Latitude: 51.7206 / 51°43'14"N

Longitude: -4.9777 / 4°58'39"W

OS Eastings: 194418

OS Northings: 206624

OS Grid: SM944066

Mapcode National: GBR G7.BNY9

Mapcode Global: VH1RZ.N0TV

Entry Name: Fort Scoveston

Scheduled Date:

Source: Cadw

Source ID: 460

Cadw Legacy ID: PE339

Schedule Class: Defence

Category: Fort

Period: Post Medieval/Modern

County: Pembrokeshire (Sir Benfro)

Community: Llanstadwell (Llanstadwel)

Traditional County: Pembrokeshire

Description

The monument comprises a fort built between 1861 and 1868 part of an intended north line of defences for Pembroke Dockyard developed during the threat of French invasion under Napoleon III. Only this fort of a chain of land forts from Newton Noyes to Burton Mountain was built. It is sited on a low hill with views across the countryside and comprises a very large hexagonal building with sides of 120m, surrounded by a dry moat some 8m deep and 11m wide with stone-revetted escarpment walls, natural rock forming the counter-scarp. There is a single entrance on the south approached by a serpentine road to what was a wooden bridge and is now an earth causeway. The entrance leads through a stone archway into a tunnel through a massive earth bank. The moat was covered by one double and four single two-storey ‘caponnieres’ – structures providing both access and cover; each has 4 gun embrasures and musketry loopholes. The fort was designed to have 32 guns sited on the ramparts served by 12 expense magazines set into traverses with each gun position protected from behind by earth. An earth bank also ran across the central parade ground. The garrison of 128 men was accomodated in the five caponnieres together with 12 barrel-vaulted bomb-proof casemates. Two barrel vaulted underground chambers formed the magazine was under the northwest rampart.
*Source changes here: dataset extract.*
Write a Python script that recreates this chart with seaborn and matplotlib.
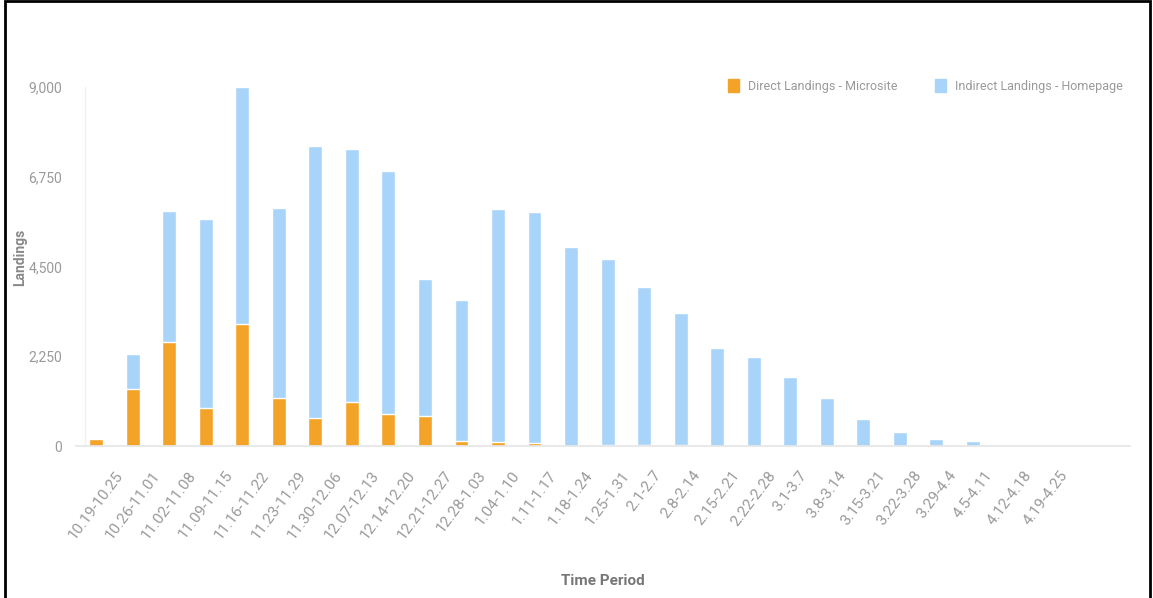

The monument is of national importance for its potential to enhance our knowledge of 19th century military organisation. The monument forms an important element within the wider context of the military history of Wales and the structures may contain well preserved archaeological evidence concerning chronology, layout and building techniques.

The scheduled area comprises the remains described and areas around them within which related evidence may be expected to survive.